T Ashok @ash_thiru on Twitter
Summary
Coverage, an indicator of test effectiveness is really multidimensional and has not been dealt with rigour most often. This article outlines a “Smart coverage framework” that looks at coverage from multiple angles summarising it as a beautiful picture.
We are always challenged on the sufficiency of test cases. The cliched notion of code coverage is sadly insufficient, being an unidimensional measure. Sufficient, it is but definitely not enough. Other notions of coverage like RTM, test coverage have not been given the full rigour to enable making objective assessments.
Given the objective of rapid assessment here is a simple yet complete smart coverage framework that takes a full 360 degree view .
(A) Code coverage
At structural level is CODE coverage to assess if all code present have indeed been executed. This ensures that all code aspects (lines, conditions, paths, functions, classes, files) have indeed been executed/validated at least once. It is important to understand that this is done by executing functionality test cases, and is a measure of completeness of functional test cases; more often at the earlier level of tests. Note that missing code i.e unimplemented functionality cannot be detected by this.
(B) Entity coverage
At a behavioural level is ENTITY coverage, to assess if all entities and all types of entries (the lower level COMPONENT to higher level FLOW) have be validated (i.e have test cases for all types of entities). A system is a composition of various types of entities that have well integrated. It is only logical to ensure that each entity, be it the lower level entity like the component, feature OR higher level entities like requirements, flows have indeed been validated. What this does is to ensure that we have looked from the viewpoint of ‘ in-the-small’ and ‘in-the-large’ and that all of them have been validated.
(C) Environment coverage
Have we planned to validate on all ENVIRONMENTs that matter? An environment is really a combination of various elements like OS, Browser, Database, maybe HW Devices etc. Environment coverage is ensuring that we have validated on all various environments that matter.
(D) Test coverage
Do we have test cases that span different types of tests so that the full SCOPE expected can be evaluated? The scope is really a combination of functional correctness (functionality) and non-functional aspects(attributes). This demands that we perform a variety of different tests, and test coverage is precisely to ensure that we have executed all types of tests that indeed matter.
(E) Persona coverage
Finally do we have scenarios from a PERSONA view so that we can indeed ascertain correctness from user POV? Given that we have validated the product from various angles of code, environment, entity and test types the final straw is looking at from the end consumer. Persona coverage really is ensuring that we have validated the system from POV of various persona (actors really as not end users may be human).

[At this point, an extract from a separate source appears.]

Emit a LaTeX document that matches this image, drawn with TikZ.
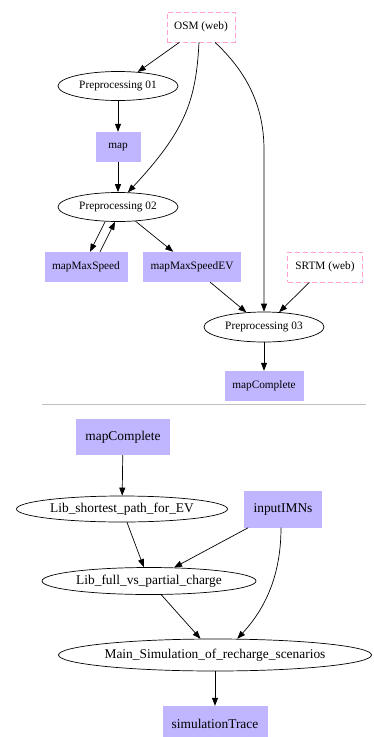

Coverage is not an assessment to be used post design, treat it as one that drives rapid effective design right from start so that we can continually steer tests to be effective & efficient.
In the current context where terminologies like unit testing and integration testing has no meaning you have explained so clearly the levels of testing and types of testing. The challenge is the place or order for environment test coverage. When do you squeeze this? I thought an automated positive flow persona test coverage may be a good choice. My reason is environment coverage costs lot of effort and money no point in testing error recovery or negative tests on all possible environments unless field defects analysis proves our strategy is wrong. Your thoughts please?
Dear Nagaraj- Thank you, glad you liked it. Yes, I agree that env tests are expensive and benefit from automation. Certainly positive scenarios need to be tested on various environments. As for negative scenarios, in addition to your suggestion of basing it on field defect analysis, it may be important to appreciate the type of potential issue(test type) and appropriately choose the negative scenarios. Note that scenarios are not limited to functionality alone and hence how an certain handles security, load etc may be a tad different and therefore some of negative scenarios may prove to be interesting.